The US dollar strengthened vs. most major currencies as investors fled to safe-haven currencies amid poor economic data. Confidence among consumers fell as the confidence index dropped to 46.6, lower than forecasts of 49.0. Consumer spending accounts for about 70% of the US economy, so any renewed decline could prolong the economic downturn. The S&P/Case-Shiller home price index rose 0.5% in May for the month, the first gain since July 2006. The index was down 17.1% from the previous year.
The euro weakened against the dollar as a fall in equities due to poor economic data in the US increased risk aversion.
The British pound fell against the dollar as negative data pushed investors into safe-haven currencies. The CBI monthly survey of retail sales showed that a majority of retailers seeing lower sales in the future with a reading of -15, worse than forecasts of -17.
The Japanese yen was stronger as an increase in risk aversion caused by a larger-than-expected drop in US consumer confidence helped the safe-haven currency.

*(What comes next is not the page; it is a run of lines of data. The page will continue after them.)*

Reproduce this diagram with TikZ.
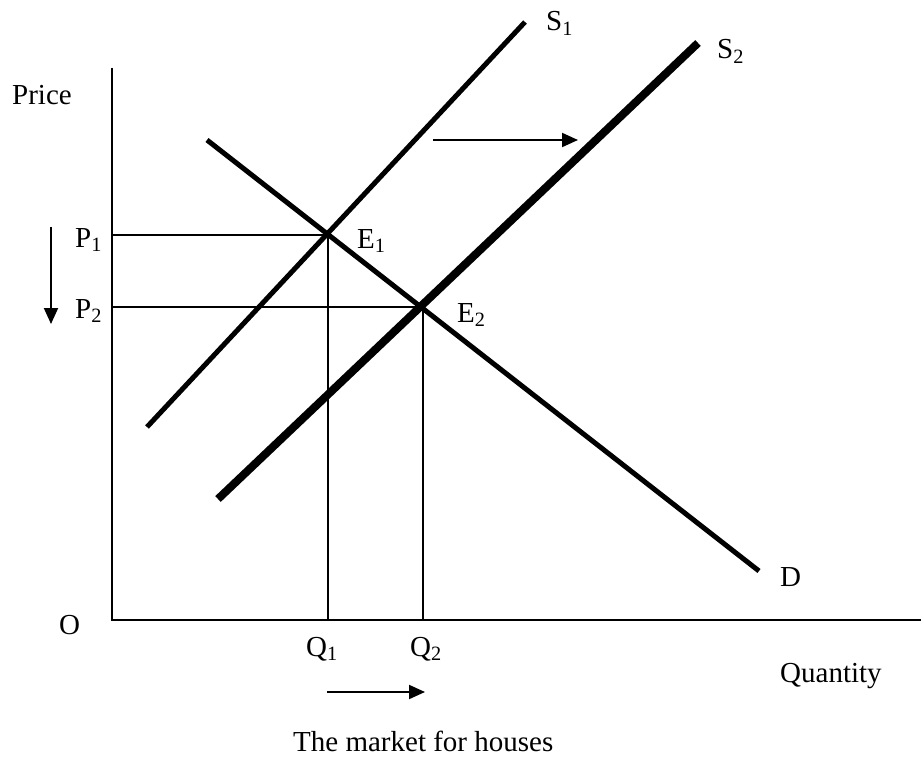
\documentclass[tikz,border=0pt]{standalone}
\usepackage{fontspec}
\setmainfont{Liberation Serif}
\usetikzlibrary{arrows.meta}
\begin{document}
\begin{tikzpicture}[x=1pt,y=-1pt,
  lbl/.style={inner sep=0pt,anchor=base west,font=\fontsize{29}{33}\selectfont},
  axis/.style={line width=2pt},
  guide/.style={line width=1.6pt},
  curve/.style={line width=5pt},
  curvethick/.style={line width=8pt},
  shiftarrow/.style={line width=2pt,-{Triangle[length=16pt,width=14pt]}}]
\useasboundingbox (0,0) rectangle (921,765);
% axes
\coordinate (ytop) at (112,68);
\coordinate (orig) at (112,620);
\coordinate (xend) at (921,620);
\draw[axis] (ytop) -- (orig) -- (xend);
% equilibria
\coordinate (E1) at (328,235);
\coordinate (E2) at (423,307);
\coordinate (P1) at (112,235);
\coordinate (P2) at (112,307);
\coordinate (Q1) at (328,620);
\coordinate (Q2) at (423,620);
\draw[guide] (P1) -- (E1) -- (Q1);
\draw[guide] (P2) -- (E2) -- (Q2);
% curves
\coordinate (s1a) at (147,427);
\coordinate (s1b) at (525,22);
\coordinate (s2a) at (218,499);
\coordinate (s2b) at (698,43);
\coordinate (da) at (207,140);
\coordinate (db) at (759,571);
\draw[curve] (s1a) -- (s1b);
\draw[curvethick] (s2a) -- (s2b);
\draw[curve] (da) -- (db);
% shift arrows
\coordinate (ta) at (433,140);
\coordinate (tb) at (578,140);
\draw[shiftarrow] (ta) -- (tb);
\coordinate (pa) at (51,227);
\coordinate (pb) at (51,324);
\draw[shiftarrow] (pa) -- (pb);
\coordinate (qa) at (327,692);
\coordinate (qb) at (425,692);
\draw[shiftarrow] (qa) -- (qb);
% labels
\node[lbl] (price) at (12,105) {Price};
\node[lbl] (p1lbl) at (75,247) {P\textsubscript{1}};
\node[lbl] (p2lbl) at (75,318) {P\textsubscript{2}};
\node[lbl] (e1lbl) at (357,248) {E\textsubscript{1}};
\node[lbl] (e2lbl) at (457,322) {E\textsubscript{2}};
\node[lbl] (s1lbl) at (546,31) {S\textsubscript{1}};
\node[lbl] (s2lbl) at (717,59) {S\textsubscript{2}};
\node[lbl] (dlbl) at (780,586) {D};
\node[lbl] (olbl) at (59,634) {O};
\node[lbl] (q1lbl) at (306,656) {Q\textsubscript{1}};
\node[lbl] (q2lbl) at (410,656) {Q\textsubscript{2}};
\node[lbl] (qty) at (780,682) {Quantity};
\node[lbl] (title) at (293,751) {The market for houses};
\end{tikzpicture}
\end{document}
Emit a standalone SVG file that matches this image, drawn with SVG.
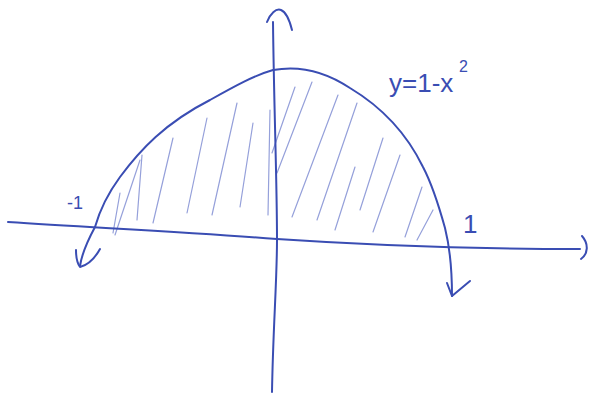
<svg xmlns="http://www.w3.org/2000/svg" width="593" height="398" viewBox="0 0 593 398">
<style>
.pen{fill:none;stroke:#3a4db3;stroke-width:2;stroke-linecap:round;stroke-linejoin:round}
.hatch{fill:none;stroke:#95a0da;stroke-width:1.2;stroke-linecap:round}
.lbl{fill:#3a4db3;font-family:"Liberation Sans",Arial,sans-serif}
</style>
<rect width="593" height="398" fill="#ffffff"/>
<g id="hatching">
<path class="hatch" d="M120 193 L113 233 M140 160 L115 235 M142 155 L137 220 M173 138 L153 223 M207 118 L187 213 M237 103 L212 215 M253 123 L240 207 M270 110 L268 215 M295 87 L272 153 M312 82 L277 173 M338 95 L292 217 M357 103 L317 220 M383 138 L360 210 M355 167 L335 230 M400 155 L373 232 M422 187 L405 237 M433 210 L417 240"/>
</g>
<g id="connectors">
<path id="x-axis" class="pen" d="M8 222 C100 228 190 232 277 239 C380 246 480 249 580 249"/>
<path id="x-arrow" class="pen" d="M582 236 C589 244 588 254 581 259"/>
<path id="y-axis" class="pen" d="M272 392 C273 330 277 280 277 240 C277 180 274 110 273 22"/>
<path id="y-arrow" class="pen" d="M267 22 C270 14 276 8 281 10 C286 12 290 22 292 30"/>
</g>
<g id="curve">
<path class="pen" d="M80 266 C82 252 88 240 95 227 C99 213 106 196 120 177 C140 150 165 123 210 100 C235 86 255 75 273 70 C295 66 320 68 350 88 C380 106 405 130 423 167 C433 186 440 210 445 228 C450 248 452 270 452 296"/>
<path class="pen" d="M76 250 C76 258 77 263 80 267 C88 265 95 258 100 249"/>
<path class="pen" d="M447 283 L452 296 L470 281"/>
</g>
<g id="labels">
<text class="lbl" x="389" y="92" font-size="26">y=1-x</text>
<text class="lbl" x="459" y="72" font-size="16">2</text>
<text class="lbl" x="67" y="209" font-size="18">-1</text>
<text class="lbl" x="463" y="233" font-size="26">1</text>
</g>
</svg>
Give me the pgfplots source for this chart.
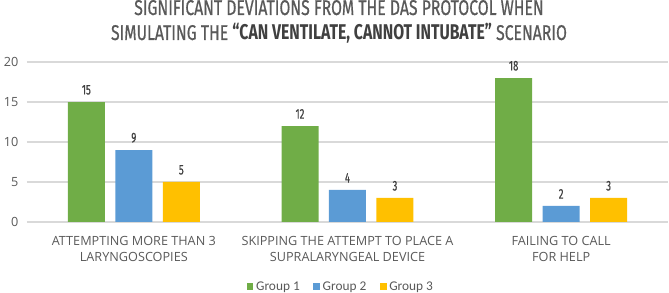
\documentclass[border=0pt]{standalone}
\usepackage{fontspec}
\setmainfont{Open Sans}
\newfontfamily\condfont[FakeStretch=0.74, FakeBold=0.6, BoldFeatures={FakeBold=0}]{Fira Sans}
\newfontfamily\numfont[FakeStretch=0.68, FakeBold=0.6]{Fira Sans}
\newfontfamily\legfont{Carlito}
\usepackage{pgfplots}
\pgfplotsset{compat=1.18}
\definecolor{gone}{HTML}{70AD47}
\definecolor{gtwo}{HTML}{5B9BD5}
\definecolor{gthree}{HTML}{FFC000}
\definecolor{txt}{HTML}{595959}
\definecolor{lbl}{HTML}{404040}
\definecolor{gridgray}{HTML}{D9D9D9}
\begin{document}
\begin{tikzpicture}
\path[use as bounding box] (-20.25pt,-53.25pt) rectangle (481.5pt,166.5pt);
\begin{axis}[
  scale only axis, width=480.75pt, height=120pt,
  xmin=-0.5, xmax=2.5, ymin=0, ymax=20,
  ytick={0,5,10,15,20},
  xtick={0,1,2},
  xticklabels={{ATTEMPTING MORE THAN 3\\LARYNGOSCOPIES},{SKIPPING THE ATTEMPT TO PLACE A\\SUPRALARYNGEAL DEVICE},{FAILING TO CALL\\FOR HELP}},
  xticklabel style={align=center, font=\fontsize{9.5}{12}\selectfont, text=txt, yshift=-3pt},
  yticklabel style={font=\fontsize{9.5}{10}\selectfont, text=txt, xshift=-3pt},
  /pgf/number format/assume math mode=true,
  ymajorgrids, xmajorgrids=false, grid style={draw=gridgray, line width=0.9pt},
  axis line style={draw=none}, tick style={draw=none},
  ybar, bar width=27.75pt,
  nodes near coords,
  every node near coord/.append style={font=\numfont\fontsize{10.5}{11}\selectfont, text=lbl, yshift=2pt},
  legend columns=3,
  legend style={at={(0.49,-0.406)}, anchor=center, draw=none, fill=none,
    font=\legfont\fontsize{10}{11}\selectfont, text=txt,
    /tikz/every even column/.append style={column sep=8pt}},
  legend image code/.code={\path[#1] (0pt,-2.6pt) rectangle (5.2pt,2.6pt);},
]
\addplot[fill=gone, draw=none, bar shift=-35.6pt] coordinates {(0,15) (1,12) (2,18)};
\addplot[fill=gtwo, draw=none, bar shift=0pt] coordinates {(0,9) (1,4) (2,2)};
\addplot[fill=gthree, draw=none, bar shift=35.6pt] coordinates {(0,5) (1,3) (2,3)};
\legend{Group 1, Group 2, Group 3}
\end{axis}
\node[anchor=base, text=txt, font=\condfont\fontsize{16}{17}\selectfont] at (234pt,155.25pt) {SIGNIFICANT DEVIATIONS FROM THE DAS PROTOCOL WHEN};
\node[anchor=base, text=txt, font=\condfont\fontsize{16}{17}\selectfont] at (234pt,136.5pt) {SIMULATING THE {\color{lbl}\bfseries “CAN VENTILATE, CANNOT INTUBATE”} SCENARIO};
\end{tikzpicture}
\end{document}
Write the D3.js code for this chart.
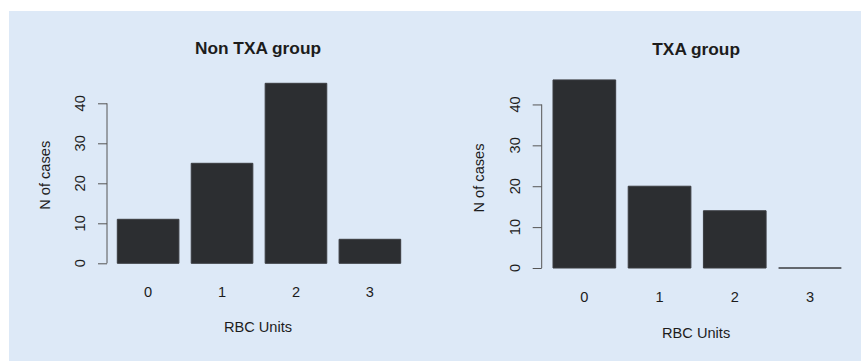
<!DOCTYPE html>
<html><head><meta charset="utf-8">
<script src="https://cdn.jsdelivr.net/npm/d3@7"></script>
<style>body{margin:0;background:#fff}svg{display:block}text{font-family:"Liberation Sans",Arial,sans-serif;fill:#1c1c1c}</style>
</head><body><svg id="c" width="861" height="362"></svg>
<script>
const categories = ["0","1","2","3"];
const nonTxaValues = [11, 25, 45, 6];
const txaValues = [46, 20, 14, 0];
const yTicks = [0, 10, 20, 30, 40];
const titles = ["Non TXA group", "TXA group"];
const xTitle = "RBC Units";
const yTitle = "N of cases";

const svg = d3.select("#c");
svg.append("rect").attr("x",9).attr("y",11).attr("width",852).attr("height",350).attr("fill","#dde9f7");

const panels = [
  {values: nonTxaValues, title: titles[0], xr:[117.3,400.7], yr:[263.3,83.3], axisX:107, tickLabX:80, yTitleX:45, xLabY:292, xTitleY:327, titleY:48},
  {values: txaValues, title: titles[1], xr:[553,841.3], yr:[268,84], axisX:541.7, tickLabX:515, yTitleX:479, xLabY:297, xTitleY:333, titleY:49}
];

panels.forEach(p => {
  const g = svg.append("g");
  const x = d3.scaleBand().domain(categories).range(p.xr).paddingInner(0.2/1.2).paddingOuter(0);
  const y = d3.scaleLinear().domain([0,45]).range(p.yr);
  const cx = (p.xr[0]+p.xr[1])/2 - 1;
  g.selectAll("path.bar").data(p.values).join("path").attr("class","bar")
    .attr("d",(d,i)=>{
      const x0 = x(categories[i]), x1 = x0 + x.bandwidth();
      return `M${x0},${y(0)}V${y(d)}H${x1}V${y(0)}Z`;
    })
    .attr("fill","#2c2e31").attr("stroke","#3a3c40").attr("stroke-width",1);
  const ax = g.append("g").attr("transform",`translate(${p.axisX},0)`)
    .call(d3.axisLeft(y).tickValues(yTicks).tickSize(9).tickFormat(""));
  ax.select(".domain").attr("d",`M0,${y(0)}V${y(40)}`).attr("stroke","#555");
  ax.selectAll(".tick line").attr("stroke","#555");
  g.selectAll("text.yt").data(yTicks).join("text").attr("class","yt")
    .attr("transform",d=>`translate(${p.tickLabX},${y(d)}) rotate(-90)`)
    .attr("text-anchor","middle").attr("dy","0.35em").style("font-size","14.6px").text(d=>d);
  g.selectAll("text.xt").data(categories).join("text").attr("class","xt")
    .attr("x",d=>x(d)+x.bandwidth()/2).attr("y",p.xLabY).attr("dy","0.35em")
    .attr("text-anchor","middle").style("font-size","14.6px").text(d=>d);
  g.append("text").attr("x",cx).attr("y",p.xTitleY).attr("dy","0.35em").attr("text-anchor","middle")
    .style("font-size","14.6px").text(xTitle);
  g.append("text").attr("transform",`translate(${p.yTitleX},${(p.yr[0]+p.yr[1])/2+2}) rotate(-90)`)
    .attr("text-anchor","middle").attr("dy","0.35em").style("font-size","14.6px").text(yTitle);
  g.append("text").attr("x",cx).attr("y",p.titleY).attr("dy","0.35em").attr("text-anchor","middle")
    .style("font-size","17.3px").style("font-weight","bold").text(p.title);
});
</script></body></html>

The Canadian dollar weakened against the dollar as crude oil prices fell.
The Australian and New Zealand dollars both strengthened against the dollar as Reserve Bank of Australia 's Governor Glenn Stevens said that Australia 's economic downturn may not be as bad as other post-World War II era recessions. The Aussie touched 0.8338/$, its strongest level since September 29, as traders increased bets that the RBA will start raising interest rates from the current 3% later this year.